Now we need to flip (m2b, b2b) into the same form as (m1,b1) for comparison. This rearrangement can be done by reversing x and y and putting back into slope-intercept form,

\begin{align} y &= \left(\frac{1}{m2b}\right)x + \left(-\frac{b2b}{m2b}\right) \\ &= m2 x + b2 \\ \end{align}

Thus, looking just at the slope,

$$m2 &= \frac{ (\sum y)^2 - n (\sum y^2)}{\sum y \sum x - n \sum x y}\\$$

We can see that m1 is not equal to m2 -- so we do not obtain the same equation after reversing the roles of X and Y.

Last edited: Jun 9, 2009
19. Jun 9, 2009

### sylas

Here's another way to see it. Consider three points, in an L shape, as follows:

To get a line that minimizes vertical distances, it will mass midway between the two points at the same x-coordinate, and through the other. To get a line that minimizes horizontal distances, it will pass midway between the two points with the same y-coordinate, and through the other. These lines are shown above.
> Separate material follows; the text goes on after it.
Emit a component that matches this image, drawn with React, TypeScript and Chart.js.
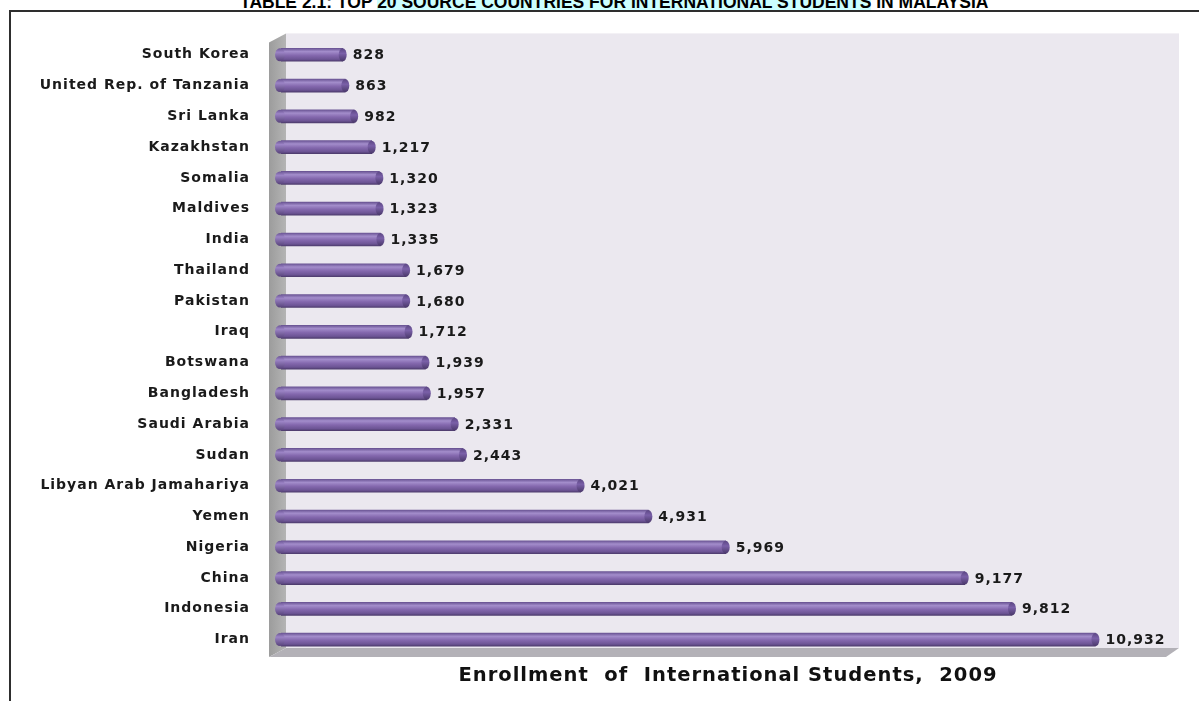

Therefore the regression line is not in general the same as the inverse regression line.

20. Jun 9, 2009

### EnumaElish

"We can see that m1 is not equal to m2 -- so we do not obtain the same equation after reversing the roles of X and Y."

I see your point. I can't speak for HallsOfIvy, but the phrase "same equation" can be interpreted differently:

1. One might think from a statistical point of view what matters is not the slope estimate, but the standardized estimate of the slope (i.e. the t statistic of the slope parameter). This statistic is direction-free (vertical vs. horizontal).

2. If one can derive the parameters of the horizontal equation from the parameters of the vertical equation, then in an informational sense the two sets of estimates can be thought identical.